*WHAT YOU WILL DO*
Give the listing again character for character, but drop the images.

*SUPPLIED MATERIAL*
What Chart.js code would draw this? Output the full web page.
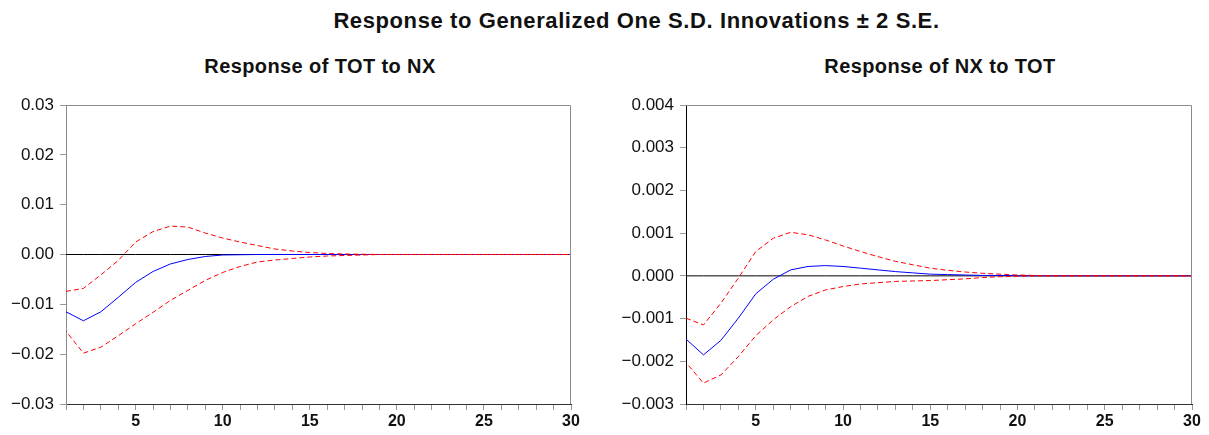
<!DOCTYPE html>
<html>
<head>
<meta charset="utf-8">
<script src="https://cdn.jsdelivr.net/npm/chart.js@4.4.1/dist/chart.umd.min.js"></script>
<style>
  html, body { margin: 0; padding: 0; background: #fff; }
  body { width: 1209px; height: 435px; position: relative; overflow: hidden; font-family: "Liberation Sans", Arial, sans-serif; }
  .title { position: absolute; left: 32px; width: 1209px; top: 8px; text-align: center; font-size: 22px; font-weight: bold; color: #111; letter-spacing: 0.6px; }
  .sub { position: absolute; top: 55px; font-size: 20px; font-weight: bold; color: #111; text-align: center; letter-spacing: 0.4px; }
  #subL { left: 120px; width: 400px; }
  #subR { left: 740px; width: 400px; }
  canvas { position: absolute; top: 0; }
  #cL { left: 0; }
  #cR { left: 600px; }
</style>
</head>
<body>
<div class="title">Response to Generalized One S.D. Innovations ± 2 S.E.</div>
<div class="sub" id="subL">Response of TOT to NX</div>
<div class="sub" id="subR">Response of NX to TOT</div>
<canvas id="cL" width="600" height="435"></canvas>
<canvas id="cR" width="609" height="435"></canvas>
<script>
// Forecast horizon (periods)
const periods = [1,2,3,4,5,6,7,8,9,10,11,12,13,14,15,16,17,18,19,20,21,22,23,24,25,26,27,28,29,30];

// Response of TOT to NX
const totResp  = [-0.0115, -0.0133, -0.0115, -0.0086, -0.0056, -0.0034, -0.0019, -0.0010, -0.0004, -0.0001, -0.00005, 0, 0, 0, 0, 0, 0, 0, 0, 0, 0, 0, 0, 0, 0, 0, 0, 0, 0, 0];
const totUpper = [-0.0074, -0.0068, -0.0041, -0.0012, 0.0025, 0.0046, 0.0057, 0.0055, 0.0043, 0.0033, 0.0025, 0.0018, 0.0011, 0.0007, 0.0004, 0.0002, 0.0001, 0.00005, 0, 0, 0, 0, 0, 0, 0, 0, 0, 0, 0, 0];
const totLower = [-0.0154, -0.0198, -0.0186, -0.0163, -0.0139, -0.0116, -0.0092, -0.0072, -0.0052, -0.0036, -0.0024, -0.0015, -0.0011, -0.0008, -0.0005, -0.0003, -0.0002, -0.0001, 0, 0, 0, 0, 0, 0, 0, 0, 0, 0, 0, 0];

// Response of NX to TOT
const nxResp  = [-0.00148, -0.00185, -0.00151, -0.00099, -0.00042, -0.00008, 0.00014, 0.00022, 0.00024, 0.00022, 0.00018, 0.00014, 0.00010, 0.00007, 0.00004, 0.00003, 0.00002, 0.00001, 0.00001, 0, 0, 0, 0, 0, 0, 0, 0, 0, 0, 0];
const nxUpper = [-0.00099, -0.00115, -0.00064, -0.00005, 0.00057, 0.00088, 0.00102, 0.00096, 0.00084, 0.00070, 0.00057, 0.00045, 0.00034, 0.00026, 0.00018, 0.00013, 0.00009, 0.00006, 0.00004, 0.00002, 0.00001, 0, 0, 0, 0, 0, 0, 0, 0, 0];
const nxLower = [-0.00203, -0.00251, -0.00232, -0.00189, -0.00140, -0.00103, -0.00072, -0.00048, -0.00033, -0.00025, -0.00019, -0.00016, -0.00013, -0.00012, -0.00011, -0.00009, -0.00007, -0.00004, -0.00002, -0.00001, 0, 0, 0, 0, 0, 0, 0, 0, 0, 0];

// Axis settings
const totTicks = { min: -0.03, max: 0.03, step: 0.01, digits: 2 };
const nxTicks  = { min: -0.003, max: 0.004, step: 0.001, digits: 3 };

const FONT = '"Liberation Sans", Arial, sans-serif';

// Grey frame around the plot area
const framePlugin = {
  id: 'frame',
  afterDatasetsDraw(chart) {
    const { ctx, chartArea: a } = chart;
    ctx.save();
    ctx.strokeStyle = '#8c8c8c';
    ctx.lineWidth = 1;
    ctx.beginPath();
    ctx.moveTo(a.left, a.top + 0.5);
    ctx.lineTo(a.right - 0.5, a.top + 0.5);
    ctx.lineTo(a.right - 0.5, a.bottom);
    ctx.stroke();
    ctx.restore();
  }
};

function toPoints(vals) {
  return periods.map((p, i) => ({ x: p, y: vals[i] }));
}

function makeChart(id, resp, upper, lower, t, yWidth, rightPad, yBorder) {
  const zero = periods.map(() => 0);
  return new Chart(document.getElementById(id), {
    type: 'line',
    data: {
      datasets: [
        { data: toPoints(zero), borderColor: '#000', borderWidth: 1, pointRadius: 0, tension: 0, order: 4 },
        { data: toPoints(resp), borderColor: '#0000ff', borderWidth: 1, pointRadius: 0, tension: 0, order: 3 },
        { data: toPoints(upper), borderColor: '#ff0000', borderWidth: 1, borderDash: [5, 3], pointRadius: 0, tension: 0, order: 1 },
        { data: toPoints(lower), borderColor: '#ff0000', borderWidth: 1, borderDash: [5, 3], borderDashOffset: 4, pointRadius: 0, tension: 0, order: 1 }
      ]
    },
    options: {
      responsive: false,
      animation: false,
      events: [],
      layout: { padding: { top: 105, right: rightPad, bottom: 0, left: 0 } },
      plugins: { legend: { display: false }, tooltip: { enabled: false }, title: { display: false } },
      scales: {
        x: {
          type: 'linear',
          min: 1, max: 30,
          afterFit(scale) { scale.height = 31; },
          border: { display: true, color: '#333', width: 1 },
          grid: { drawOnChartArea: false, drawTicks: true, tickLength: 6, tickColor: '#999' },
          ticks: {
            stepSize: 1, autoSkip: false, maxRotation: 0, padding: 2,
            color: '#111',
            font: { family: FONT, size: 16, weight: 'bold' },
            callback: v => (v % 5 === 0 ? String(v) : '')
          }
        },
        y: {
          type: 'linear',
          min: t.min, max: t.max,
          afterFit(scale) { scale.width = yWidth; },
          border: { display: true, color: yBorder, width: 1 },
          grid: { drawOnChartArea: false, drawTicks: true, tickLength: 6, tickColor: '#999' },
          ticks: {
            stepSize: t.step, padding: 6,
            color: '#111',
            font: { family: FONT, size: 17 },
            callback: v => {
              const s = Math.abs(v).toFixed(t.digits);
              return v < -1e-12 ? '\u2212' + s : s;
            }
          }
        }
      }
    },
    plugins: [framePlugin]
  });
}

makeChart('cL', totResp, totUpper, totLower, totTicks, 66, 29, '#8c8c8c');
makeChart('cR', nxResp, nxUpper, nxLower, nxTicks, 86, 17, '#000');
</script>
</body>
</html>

*TASK RESULT*
What Chart.js code would draw this? Output the full web page.
<!DOCTYPE html>
<html>
<head>
<meta charset="utf-8">
<script src="https://cdn.jsdelivr.net/npm/chart.js@4.4.1/dist/chart.umd.min.js"></script>
<style>
  html, body { margin: 0; padding: 0; background: #fff; }
  body { width: 1209px; height: 435px; position: relative; overflow: hidden; font-family: "Liberation Sans", Arial, sans-serif; }
  .title { position: absolute; left: 32px; width: 1209px; top: 8px; text-align: center; font-size: 22px; font-weight: bold; color: #111; letter-spacing: 0.6px; }
  .sub { position: absolute; top: 55px; font-size: 20px; font-weight: bold; color: #111; text-align: center; letter-spacing: 0.4px; }
  #subL { left: 120px; width: 400px; }
  #subR { left: 740px; width: 400px; }
  canvas { position: absolute; top: 0; }
  #cL { left: 0; }
  #cR { left: 600px; }
</style>
</head>
<body>
<div class="title">Response to Generalized One S.D. Innovations ± 2 S.E.</div>
<div class="sub" id="subL">Response of TOT to NX</div>
<div class="sub" id="subR">Response of NX to TOT</div>
<canvas id="cL" width="600" height="435"></canvas>
<canvas id="cR" width="609" height="435"></canvas>
<script>
// Forecast horizon (periods)
const periods = [1,2,3,4,5,6,7,8,9,10,11,12,13,14,15,16,17,18,19,20,21,22,23,24,25,26,27,28,29,30];

// Response of TOT to NX
const totResp  = [-0.0115, -0.0133, -0.0115, -0.0086, -0.0056, -0.0034, -0.0019, -0.0010, -0.0004, -0.0001, -0.00005, 0, 0, 0, 0, 0, 0, 0, 0, 0, 0, 0, 0, 0, 0, 0, 0, 0, 0, 0];
const totUpper = [-0.0074, -0.0068, -0.0041, -0.0012, 0.0025, 0.0046, 0.0057, 0.0055, 0.0043, 0.0033, 0.0025, 0.0018, 0.0011, 0.0007, 0.0004, 0.0002, 0.0001, 0.00005, 0, 0, 0, 0, 0, 0, 0, 0, 0, 0, 0, 0];
const totLower = [-0.0154, -0.0198, -0.0186, -0.0163, -0.0139, -0.0116, -0.0092, -0.0072, -0.0052, -0.0036, -0.0024, -0.0015, -0.0011, -0.0008, -0.0005, -0.0003, -0.0002, -0.0001, 0, 0, 0, 0, 0, 0, 0, 0, 0, 0, 0, 0];

// Response of NX to TOT
const nxResp  = [-0.00148, -0.00185, -0.00151, -0.00099, -0.00042, -0.00008, 0.00014, 0.00022, 0.00024, 0.00022, 0.00018, 0.00014, 0.00010, 0.00007, 0.00004, 0.00003, 0.00002, 0.00001, 0.00001, 0, 0, 0, 0, 0, 0, 0, 0, 0, 0, 0];
const nxUpper = [-0.00099, -0.00115, -0.00064, -0.00005, 0.00057, 0.00088, 0.00102, 0.00096, 0.00084, 0.00070, 0.00057, 0.00045, 0.00034, 0.00026, 0.00018, 0.00013, 0.00009, 0.00006, 0.00004, 0.00002, 0.00001, 0, 0, 0, 0, 0, 0, 0, 0, 0];
const nxLower = [-0.00203, -0.00251, -0.00232, -0.00189, -0.00140, -0.00103, -0.00072, -0.00048, -0.00033, -0.00025, -0.00019, -0.00016, -0.00013, -0.00012, -0.00011, -0.00009, -0.00007, -0.00004, -0.00002, -0.00001, 0, 0, 0, 0, 0, 0, 0, 0, 0, 0];

// Axis settings
const totTicks = { min: -0.03, max: 0.03, step: 0.01, digits: 2 };
const nxTicks  = { min: -0.003, max: 0.004, step: 0.001, digits: 3 };

const FONT = '"Liberation Sans", Arial, sans-serif';

// Grey frame around the plot area
const framePlugin = {
  id: 'frame',
  afterDatasetsDraw(chart) {
    const { ctx, chartArea: a } = chart;
    ctx.save();
    ctx.strokeStyle = '#8c8c8c';
    ctx.lineWidth = 1;
    ctx.beginPath();
    ctx.moveTo(a.left, a.top + 0.5);
    ctx.lineTo(a.right - 0.5, a.top + 0.5);
    ctx.lineTo(a.right - 0.5, a.bottom);
    ctx.stroke();
    ctx.restore();
  }
};

function toPoints(vals) {
  return periods.map((p, i) => ({ x: p, y: vals[i] }));
}

function makeChart(id, resp, upper, lower, t, yWidth, rightPad, yBorder) {
  const zero = periods.map(() => 0);
  return new Chart(document.getElementById(id), {
    type: 'line',
    data: {
      datasets: [
        { data: toPoints(zero), borderColor: '#000', borderWidth: 1, pointRadius: 0, tension: 0, order: 4 },
        { data: toPoints(resp), borderColor: '#0000ff', borderWidth: 1, pointRadius: 0, tension: 0, order: 3 },
        { data: toPoints(upper), borderColor: '#ff0000', borderWidth: 1, borderDash: [5, 3], pointRadius: 0, tension: 0, order: 1 },
        { data: toPoints(lower), borderColor: '#ff0000', borderWidth: 1, borderDash: [5, 3], borderDashOffset: 4, pointRadius: 0, tension: 0, order: 1 }
      ]
    },
    options: {
      responsive: false,
      animation: false,
      events: [],
      layout: { padding: { top: 105, right: rightPad, bottom: 0, left: 0 } },
      plugins: { legend: { display: false }, tooltip: { enabled: false }, title: { display: false } },
      scales: {
        x: {
          type: 'linear',
          min: 1, max: 30,
          afterFit(scale) { scale.height = 31; },
          border: { display: true, color: '#333', width: 1 },
          grid: { drawOnChartArea: false, drawTicks: true, tickLength: 6, tickColor: '#999' },
          ticks: {
            stepSize: 1, autoSkip: false, maxRotation: 0, padding: 2,
            color: '#111',
            font: { family: FONT, size: 16, weight: 'bold' },
            callback: v => (v % 5 === 0 ? String(v) : '')
          }
        },
        y: {
          type: 'linear',
          min: t.min, max: t.max,
          afterFit(scale) { scale.width = yWidth; },
          border: { display: true, color: yBorder, width: 1 },
          grid: { drawOnChartArea: false, drawTicks: true, tickLength: 6, tickColor: '#999' },
          ticks: {
            stepSize: t.step, padding: 6,
            color: '#111',
            font: { family: FONT, size: 17 },
            callback: v => {
              const s = Math.abs(v).toFixed(t.digits);
              return v < -1e-12 ? '\u2212' + s : s;
            }
          }
        }
      }
    },
    plugins: [framePlugin]
  });
}

makeChart('cL', totResp, totUpper, totLower, totTicks, 66, 29, '#8c8c8c');
makeChart('cR', nxResp, nxUpper, nxLower, nxTicks, 86, 17, '#000');
</script>
</body>
</html>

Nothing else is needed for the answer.